Getting started: Schein is a 30-year jewelry industry veteran and a former director of the Jewelry Industry Council (now called the Jewelry Information Center) and the Jewelers’ Security Alliance. But it was a career by accident, not one for which he planned as a young man.

Born in Egypt to a civilian in the British Army, he moved with his family to Canada in 1963 in the wake of turmoil and Egypt’s nationalization of businesses. In Montreal, his job-hunting brought him to Henry Birks & Sons, one of Canada’s leading jewelers, where his knowledge of French, Armenian, Italian and Arabic and foreign currencies was just what Birks needed in its auditing section (at the time, Birks imported significant amounts of jewelry from around the world).

Schein spent the next 13 years rising through the ranks of Birk’s financial operations. Despite his success in finance, he switched to store operations in the mid-1970s. “I saw the excitement in our business is on the front line, not in the back room,” says Schein. “I asked my boss to move me to where the business is happening, not where it’s reported after it happens.”

Job training: To gain the jewelry and sales expertise he needed, Schein worked evenings and Saturdays for most of a year as a salesperson in Birks’ flagship Montreal store.

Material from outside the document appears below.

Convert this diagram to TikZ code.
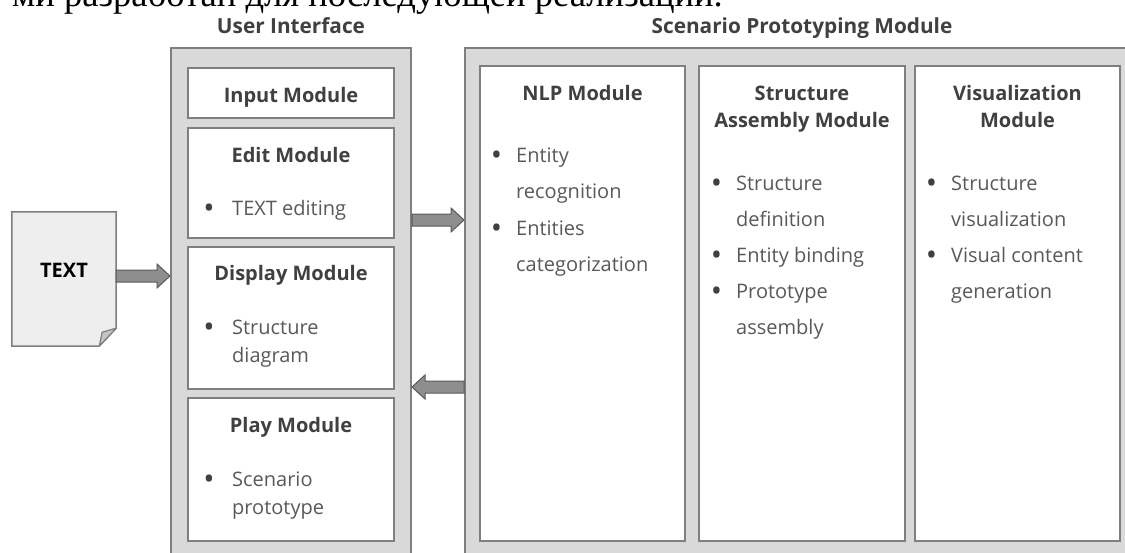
\documentclass[tikz,border=0pt]{standalone}
\usepackage{fontspec}
\setmainfont{Open Sans}
\newfontfamily\serifru{Liberation Serif}
\usetikzlibrary{calc}
\definecolor{outerfill}{HTML}{D9D9D9}
\definecolor{bordergray}{HTML}{7F7F7F}
\definecolor{headcol}{HTML}{404040}
\definecolor{bodycol}{HTML}{595959}
\definecolor{arrfill}{HTML}{8E8E8E}
\definecolor{arrdraw}{HTML}{5A5A5A}
\definecolor{docfill}{HTML}{EEEEEE}
\definecolor{foldfill}{HTML}{C4C4C4}
\tikzset{
  outerbox/.style={draw=bordergray, line width=2pt, fill=outerfill, inner sep=0pt},
  innerbox/.style={draw=bordergray, line width=1.5pt, fill=white, inner sep=0pt},
  head/.style={font=\fontsize{20}{27}\selectfont\bfseries, text=headcol, inner sep=0pt, anchor=base, align=center},
  title/.style={head, font=\fontsize{20.8}{27}\selectfont\bfseries},
  itemui/.style={font=\fontsize{20}{28}\selectfont, text=bodycol, inner sep=0pt, anchor=base west, align=left},
  itemsp/.style={font=\fontsize{20}{36}\selectfont, text=bodycol, inner sep=0pt, anchor=base west, align=left},
  blockarr/.style={fill=arrfill, draw=arrdraw, line width=1pt, line join=miter},
}
\newcommand\bul[1]{\llap{\raisebox{-3.2pt}{\textcolor{headcol}{\scalebox{1.5}{\textbullet}}}\hspace{#1pt}}}
\newcommand\blockR[2]{\draw[blockarr] ($(#1)+(0,-6)$) -- ($(#2)+(-13,-6)$) -- ($(#2)+(-13,-12)$) -- (#2) -- ($(#2)+(-13,12)$) -- ($(#2)+(-13,6)$) -- ($(#1)+(0,6)$) -- cycle;}
\newcommand\blockL[2]{\draw[blockarr] ($(#1)+(0,-6)$) -- ($(#2)+(13,-6)$) -- ($(#2)+(13,-12)$) -- (#2) -- ($(#2)+(13,12)$) -- ($(#2)+(13,6)$) -- ($(#1)+(0,6)$) -- cycle;}
\begin{document}
\begin{tikzpicture}[x=1pt,y=-1pt]
\useasboundingbox (0,0) rectangle (1125,552);
\clip (0,0) rectangle (1125,552);
\fill[white] (0,0) rectangle (1125,552);

% cut-off line of text above the figure
\node[font=\serifru\fontsize{36.6}{40}\selectfont, text=black, inner sep=0pt, anchor=base west] (topline) at (12,6) {ми разработан для последующей реализации.};

% titles
\node[title] (uititle) at (291,33) {User Interface};
\node[title] (sptitle) at (802,33) {Scenario Prototyping Module};

% outer containers
\node[outerbox, minimum width=240pt, minimum height=532pt] (ui) at (291,314) {};
\node[outerbox, minimum width=675pt, minimum height=532pt] (spm) at (802.5,314) {};

% UI inner boxes
\node[innerbox, minimum width=206pt, minimum height=50pt] (input) at (291,93) {};
\node[innerbox, minimum width=206pt, minimum height=110pt] (edit) at (291,183) {};
\node[innerbox, minimum width=206pt, minimum height=142pt] (display) at (291,318) {};
\node[innerbox, minimum width=206pt, minimum height=143pt] (play) at (291,469.5) {};

\node[head] (inputh) at (291,102) {Input Module};
\node[head] (edith) at (291,162) {Edit Module};
\node[itemui] (edit1) at (232,215) {\bul{17.5}TEXT editing};
\node[head] (displayh) at (291,280) {Display Module};
\node[itemui] (display1) at (232,362) {\bul{17.5}Structure\\diagram};
\node[head] (playh) at (291,432) {Play Module};
\node[itemui] (play1) at (232,514) {\bul{17.5}Scenario\\prototype};

% SPM inner boxes
\node[innerbox, minimum width=205pt, minimum height=475pt] (nlp) at (582.5,303.5) {};
\node[innerbox, minimum width=206pt, minimum height=475pt] (sam) at (802,303.5) {};
\node[innerbox, minimum width=205pt, minimum height=475pt] (vis) at (1017.5,303.5) {};

\node[head] (nlph) at (582.5,100) {NLP Module};
\node[itemsp] (nlp1) at (516,198) {\bul{14}Entity\\recognition};
\node[itemsp] (nlp2) at (516,271) {\bul{14}Entities\\categorization};

\node[head] (samh) at (802,127) {Structure\\Assembly Module};
\node[itemsp] (sam1) at (736,226) {\bul{14}Structure\\definition};
\node[itemsp] (sam2) at (736,262) {\bul{14}Entity binding};
\node[itemsp] (sam3) at (736,334) {\bul{14}Prototype\\assembly};

\node[head] (vish) at (1017.5,127) {Visualization\\Module};
\node[itemsp] (vis1) at (951,226) {\bul{14}Structure\\visualization};
\node[itemsp] (vis2) at (951,298) {\bul{14}Visual content\\generation};

% TEXT document
\node[minimum width=104pt, minimum height=134pt, inner sep=0pt] (doc) at (64,279) {};
\draw[draw=bordergray, line width=1.5pt, fill=docfill, line join=miter]
  (doc.north west) -- (doc.north east) -- ($(doc.south east)+(0,-18)$) -- ($(doc.south east)+(-17,0)$) -- (doc.south west) -- cycle;
\draw[draw=bordergray, line width=1.2pt, fill=foldfill, line join=round]
  ($(doc.south east)+(0,-18)$) -- ($(doc.south east)+(-14,-14)$) -- ($(doc.south east)+(-17,0)$) -- cycle;
\node[font=\fontsize{20}{24}\selectfont\bfseries, text=black, inner sep=0pt] (doctext) at (64,270) {TEXT};

% block arrows
\coordinate (a1s) at (doc.east |- 0,276);
\coordinate (a1e) at (ui.west |- 0,276);
\blockR{a1s}{a1e}
\coordinate (a2s) at (ui.east |- 0,220);
\coordinate (a2e) at (spm.west |- 0,220);
\blockR{a2s}{a2e}
\coordinate (a3s) at (spm.west |- 0,387);
\coordinate (a3e) at (ui.east |- 0,387);
\blockL{a3s}{a3e}
\end{tikzpicture}
\end{document}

At the same time, he worked during the day as an assistant to the vice president of store operations, studied business in night school and even held down a midnight-3 a.m. job at the post office. “I had a lot of stamina in those days,” he says with a smile.

The late 1970s were years of rapid growth for Birks in Canada and the U.S. Impressed by Schein’s drive and skills, his bosses put him in charge of two newly acquired small Canadian chains – O.B. Allen and Doucet Jewelers – which he expanded within three years from 16 stores to 65.

In the early 1980s, Schein was sent to Minneapolis, Minn., as vice president of store operations for Henry Birks Jewelers, the company’s U.S. subsidiary. The subsidiary owned and operated a number of well-respected retail jewelry firms, including J. B. Hudson in Minneapolis; Schwarzschild in Richmond; J. E. Caldwell in Philadelphia, Pa.; C.D. Peacock in Chicago, Ill.; and Thomas Long in Boston, Mass.

But in the 1990s, recession and a slump in jewelry sales in Canada forced Birks to sell its U.S. holdings. Schein – by then president of U.S. operations – oversaw the sell-off. The dismantling of the U.S. operations was, he recalls, “very frustrating – but it meant the survival of the parent firm.”

Another Birks: When the last store was sold in late 1992, Schein left the company and became a consultant to floundering retail tenants in malls and multiuse urban projects. Barrie Birks, who had bought Schwarzschild from his family’s firm in 1990, hired Schein as a temporary consultant to run Schwarzschild while he sought a permanent replacement.

Within a few weeks, though, Birks realized Schein was the perfect choice for the job. Schein has “sound integrity and business judgment, and I needed someone I could rely on and trust from a great distance,” says Birks, who lives and works in Montreal.

Just as important was Schein’s experience in virtually all areas of jewelry retailing. “We needed someone who understands the financial, retail, management, people and merchandising sides of the business,” says Birks. “He brought all those skills in one person.”

“Finally, he’s a great team-builder,” says Birks, “able to earn loyalty from his people and to give clear direction.”

Schein resisted initially, not wanting to uproot his family. But Birks still wanted Schein for the job and in August, after reconsidering, Schein agreed.

“The high ethics and good values” of Schwarzschild were factors, says Schein, but the months he spent getting to know the business also had an impact. “I like the people, the positioning of the business, the high regard it has in the community and the great customers,” he says. “You don’t find this type of business every day, and I felt so comfortable working here.

“My biggest challenge now is identifying those unique opportunities that lie ahead for us.”

Birks puts a slightly different spin on the challenge for Schein: “to grow the company into a chain big enough to match his qualifications and experience.”